What the exercise asks: All of the lines below are to be transcribed faithfully, with pictures excluded from the copy.

○ ○ ○ ○

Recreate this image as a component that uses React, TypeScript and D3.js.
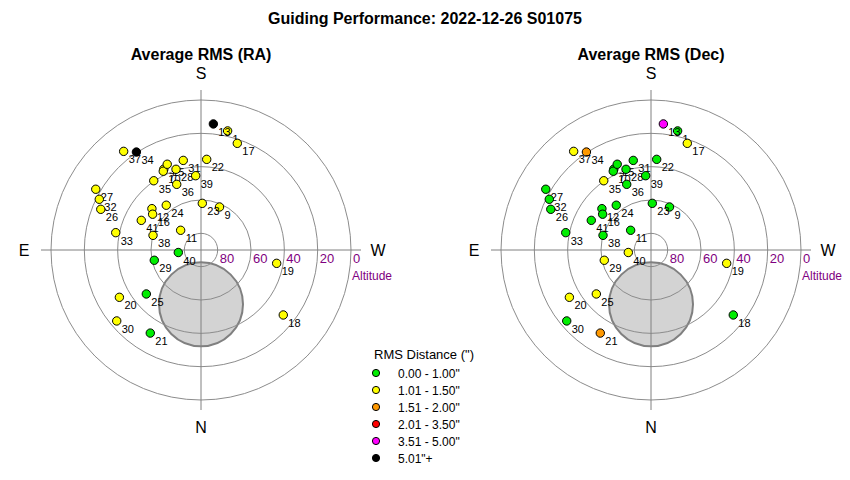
import React from 'react';
import * as d3 from 'd3';

// point ids, in draw order
const pointIds = [1, 7, 9, 10, 11, 12, 13, 15, 16, 17, 18, 19, 20, 21, 22, 23, 24, 25, 26, 27, 28, 29, 30, 31, 32, 33, 34, 35, 36, 37, 38, 39, 40, 41];
// azimuth in degrees (0 = N, 90 = E, 180 = S, 270 = W)
const azimuth = [192.6, 155.3, 203.3, 154.4, 134.1, 130.1, 185.6, 158.5, 126.5, 198.8, 308.3, 280.0, 59.9, 31.4, 183.6, 181.6, 142.2, 51.2, 112.1, 120.0, 162.8, 77.6, 49.9, 168.8, 116.5, 101.5, 146.6, 145.7, 159.7, 141.9, 107.0, 175.9, 83.7, 116.4];
const altitude = [16.8, 36.6, 61.9, 37.6, 73.0, 51.5, 14.0, 34.7, 53.9, 22.4, 27.1, 43.9, 33.4, 31.6, 35.5, 62.0, 56.0, 47.9, 25.1, 17.1, 39.3, 61.3, 23.9, 35.2, 21.8, 37.8, 19.6, 39.7, 48.0, 14.8, 59.9, 45.3, 76.3, 50.0];
// RMS bin index (see binLabels)
const raBin = [1, 1, 1, 1, 1, 1, 5, 1, 1, 1, 1, 1, 1, 0, 1, 1, 1, 0, 1, 1, 1, 0, 1, 1, 1, 1, 5, 1, 1, 1, 1, 1, 0, 1];
const decBin = [0, 0, 0, 0, 0, 0, 4, 0, 0, 1, 0, 1, 1, 2, 0, 0, 0, 1, 0, 0, 0, 1, 0, 0, 0, 0, 2, 1, 0, 1, 0, 0, 1, 0];

const binLabels = ['0.00 - 1.00"', '1.01 - 1.50"', '1.51 - 2.00"', '2.01 - 3.50"', '3.51 - 5.00"', '5.01"+'];
const binColors = ['#00ee00', '#ffff00', '#ff9900', '#ff0000', '#ff00ff', '#000000'];

const altRings = [80, 60, 40, 20, 0];

// pier / keep-out zone, centred due north
const keepoutAz = 0;
const keepoutAlt = 57.4;
const keepoutRadiusDeg = 25.2;

const FONT = 'Arial, "Liberation Sans", sans-serif';

const radius = 150;
const r = d3.scaleLinear().domain([90, 0]).range([0, radius]);

function project(az: number, alt: number): [number, number] {
  const rad = (az * Math.PI) / 180;
  const d = r(alt);
  return [-d * Math.sin(rad), d * Math.cos(rad)];
}

interface PolarProps {
  cx: number;
  cy: number;
  title: string;
  bins: number[];
}

const PolarPlot: React.FC<PolarProps> = ({ cx, cy, title, bins }) => {
  const [kx, ky] = project(keepoutAz, keepoutAlt);
  const kr = r(90 - keepoutRadiusDeg);
  const axisLen = 160;
  const lblR = 177;
  return (
    <g transform={`translate(${cx},${cy})`}>
      <text x={0} y={-190} textAnchor="middle" fontSize={16} fontWeight="bold" fontFamily={FONT}>{title}</text>

      {/* keep-out disc */}
      <circle cx={kx} cy={ky} r={kr} fill="#d3d3d3" stroke="#808080" strokeWidth={2} />

      {/* grid */}
      {altRings.map(a => (
        <circle key={a} r={r(a)} fill="none" stroke="#8c8c8c" strokeWidth={1} />
      ))}
      <line x1={-axisLen} x2={axisLen} y1={0} y2={0} stroke="#808080" />
      <line x1={0} x2={0} y1={-axisLen} y2={axisLen} stroke="#808080" />

      {altRings.map(a => (
        <text key={'l' + a} x={r(a) + 2} y={13} fontSize={13} fill="#800080" fontFamily={FONT}>{a}</text>
      ))}
      <text x={r(0) + 1} y={30} fontSize={12} fill="#800080" fontFamily={FONT}>Altitude</text>

      <text x={0} y={-lblR + 6} textAnchor="middle" fontSize={16} fontFamily={FONT}>S</text>
      <text x={0} y={lblR + 6} textAnchor="middle" fontSize={16} fontFamily={FONT}>N</text>
      <text x={-lblR} y={6} textAnchor="middle" fontSize={16} fontFamily={FONT}>E</text>
      <text x={lblR} y={6} textAnchor="middle" fontSize={16} fontFamily={FONT}>W</text>

      {pointIds.map((id, i) => {
        const [x, y] = project(azimuth[i], altitude[i]);
        return (
          <g key={id}>
            <circle cx={x} cy={y} r={4.2} fill={binColors[bins[i]]} stroke="#000" strokeWidth={1} />
            <text x={x + 5} y={y + 12} fontSize={11} fontFamily={FONT}>{id}</text>
          </g>
        );
      })}
    </g>
  );
};

const App: React.FC = () => {
  const legendX = 376;
  const legendY = 373;
  const legendStep = 17;
  return (
    <svg width={850} height={480} style={{ position: 'absolute', left: 0, top: 0, background: '#fff' }}>
      <rect width={850} height={480} fill="#fff" />
      <text x={425} y={24} textAnchor="middle" fontSize={16} fontWeight="bold" fontFamily={FONT}>
        Guiding Performance: 2022-12-26 S01075
      </text>

      <PolarPlot cx={201} cy={250} title="Average RMS (RA)" bins={raBin} />
      <PolarPlot cx={651} cy={250} title="Average RMS (Dec)" bins={decBin} />

      <g fontFamily={FONT}>
        <text x={374} y={legendY - 14} fontSize={13}>RMS Distance (")</text>
        {binLabels.map((lab, i) => (
          <g key={lab}>
            <circle cx={legendX} cy={legendY + i * legendStep} r={3.6} fill={binColors[i]} stroke="#000" strokeWidth={1} />
            <text x={legendX + 22} y={legendY + i * legendStep + 4.5} fontSize={12}>{lab}</text>
          </g>
        ))}
      </g>
    </svg>
  );
};

export default App;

○ ○ ○ ○

Exercise answer:
Recreate this image as a component that uses React, TypeScript and D3.js.
import React from 'react';
import * as d3 from 'd3';

// point ids, in draw order
const pointIds = [1, 7, 9, 10, 11, 12, 13, 15, 16, 17, 18, 19, 20, 21, 22, 23, 24, 25, 26, 27, 28, 29, 30, 31, 32, 33, 34, 35, 36, 37, 38, 39, 40, 41];
// azimuth in degrees (0 = N, 90 = E, 180 = S, 270 = W)
const azimuth = [192.6, 155.3, 203.3, 154.4, 134.1, 130.1, 185.6, 158.5, 126.5, 198.8, 308.3, 280.0, 59.9, 31.4, 183.6, 181.6, 142.2, 51.2, 112.1, 120.0, 162.8, 77.6, 49.9, 168.8, 116.5, 101.5, 146.6, 145.7, 159.7, 141.9, 107.0, 175.9, 83.7, 116.4];
const altitude = [16.8, 36.6, 61.9, 37.6, 73.0, 51.5, 14.0, 34.7, 53.9, 22.4, 27.1, 43.9, 33.4, 31.6, 35.5, 62.0, 56.0, 47.9, 25.1, 17.1, 39.3, 61.3, 23.9, 35.2, 21.8, 37.8, 19.6, 39.7, 48.0, 14.8, 59.9, 45.3, 76.3, 50.0];
// RMS bin index (see binLabels)
const raBin = [1, 1, 1, 1, 1, 1, 5, 1, 1, 1, 1, 1, 1, 0, 1, 1, 1, 0, 1, 1, 1, 0, 1, 1, 1, 1, 5, 1, 1, 1, 1, 1, 0, 1];
const decBin = [0, 0, 0, 0, 0, 0, 4, 0, 0, 1, 0, 1, 1, 2, 0, 0, 0, 1, 0, 0, 0, 1, 0, 0, 0, 0, 2, 1, 0, 1, 0, 0, 1, 0];

const binLabels = ['0.00 - 1.00"', '1.01 - 1.50"', '1.51 - 2.00"', '2.01 - 3.50"', '3.51 - 5.00"', '5.01"+'];
const binColors = ['#00ee00', '#ffff00', '#ff9900', '#ff0000', '#ff00ff', '#000000'];

const altRings = [80, 60, 40, 20, 0];

// pier / keep-out zone, centred due north
const keepoutAz = 0;
const keepoutAlt = 57.4;
const keepoutRadiusDeg = 25.2;

const FONT = 'Arial, "Liberation Sans", sans-serif';

const radius = 150;
const r = d3.scaleLinear().domain([90, 0]).range([0, radius]);

function project(az: number, alt: number): [number, number] {
  const rad = (az * Math.PI) / 180;
  const d = r(alt);
  return [-d * Math.sin(rad), d * Math.cos(rad)];
}

interface PolarProps {
  cx: number;
  cy: number;
  title: string;
  bins: number[];
}

const PolarPlot: React.FC<PolarProps> = ({ cx, cy, title, bins }) => {
  const [kx, ky] = project(keepoutAz, keepoutAlt);
  const kr = r(90 - keepoutRadiusDeg);
  const axisLen = 160;
  const lblR = 177;
  return (
    <g transform={`translate(${cx},${cy})`}>
      <text x={0} y={-190} textAnchor="middle" fontSize={16} fontWeight="bold" fontFamily={FONT}>{title}</text>

      {/* keep-out disc */}
      <circle cx={kx} cy={ky} r={kr} fill="#d3d3d3" stroke="#808080" strokeWidth={2} />

      {/* grid */}
      {altRings.map(a => (
        <circle key={a} r={r(a)} fill="none" stroke="#8c8c8c" strokeWidth={1} />
      ))}
      <line x1={-axisLen} x2={axisLen} y1={0} y2={0} stroke="#808080" />
      <line x1={0} x2={0} y1={-axisLen} y2={axisLen} stroke="#808080" />

      {altRings.map(a => (
        <text key={'l' + a} x={r(a) + 2} y={13} fontSize={13} fill="#800080" fontFamily={FONT}>{a}</text>
      ))}
      <text x={r(0) + 1} y={30} fontSize={12} fill="#800080" fontFamily={FONT}>Altitude</text>

      <text x={0} y={-lblR + 6} textAnchor="middle" fontSize={16} fontFamily={FONT}>S</text>
      <text x={0} y={lblR + 6} textAnchor="middle" fontSize={16} fontFamily={FONT}>N</text>
      <text x={-lblR} y={6} textAnchor="middle" fontSize={16} fontFamily={FONT}>E</text>
      <text x={lblR} y={6} textAnchor="middle" fontSize={16} fontFamily={FONT}>W</text>

      {pointIds.map((id, i) => {
        const [x, y] = project(azimuth[i], altitude[i]);
        return (
          <g key={id}>
            <circle cx={x} cy={y} r={4.2} fill={binColors[bins[i]]} stroke="#000" strokeWidth={1} />
            <text x={x + 5} y={y + 12} fontSize={11} fontFamily={FONT}>{id}</text>
          </g>
        );
      })}
    </g>
  );
};

const App: React.FC = () => {
  const legendX = 376;
  const legendY = 373;
  const legendStep = 17;
  return (
    <svg width={850} height={480} style={{ position: 'absolute', left: 0, top: 0, background: '#fff' }}>
      <rect width={850} height={480} fill="#fff" />
      <text x={425} y={24} textAnchor="middle" fontSize={16} fontWeight="bold" fontFamily={FONT}>
        Guiding Performance: 2022-12-26 S01075
      </text>

      <PolarPlot cx={201} cy={250} title="Average RMS (RA)" bins={raBin} />
      <PolarPlot cx={651} cy={250} title="Average RMS (Dec)" bins={decBin} />

      <g fontFamily={FONT}>
        <text x={374} y={legendY - 14} fontSize={13}>RMS Distance (")</text>
        {binLabels.map((lab, i) => (
          <g key={lab}>
            <circle cx={legendX} cy={legendY + i * legendStep} r={3.6} fill={binColors[i]} stroke="#000" strokeWidth={1} />
            <text x={legendX + 22} y={legendY + i * legendStep + 4.5} fontSize={12}>{lab}</text>
          </g>
        ))}
      </g>
    </svg>
  );
};

export default App;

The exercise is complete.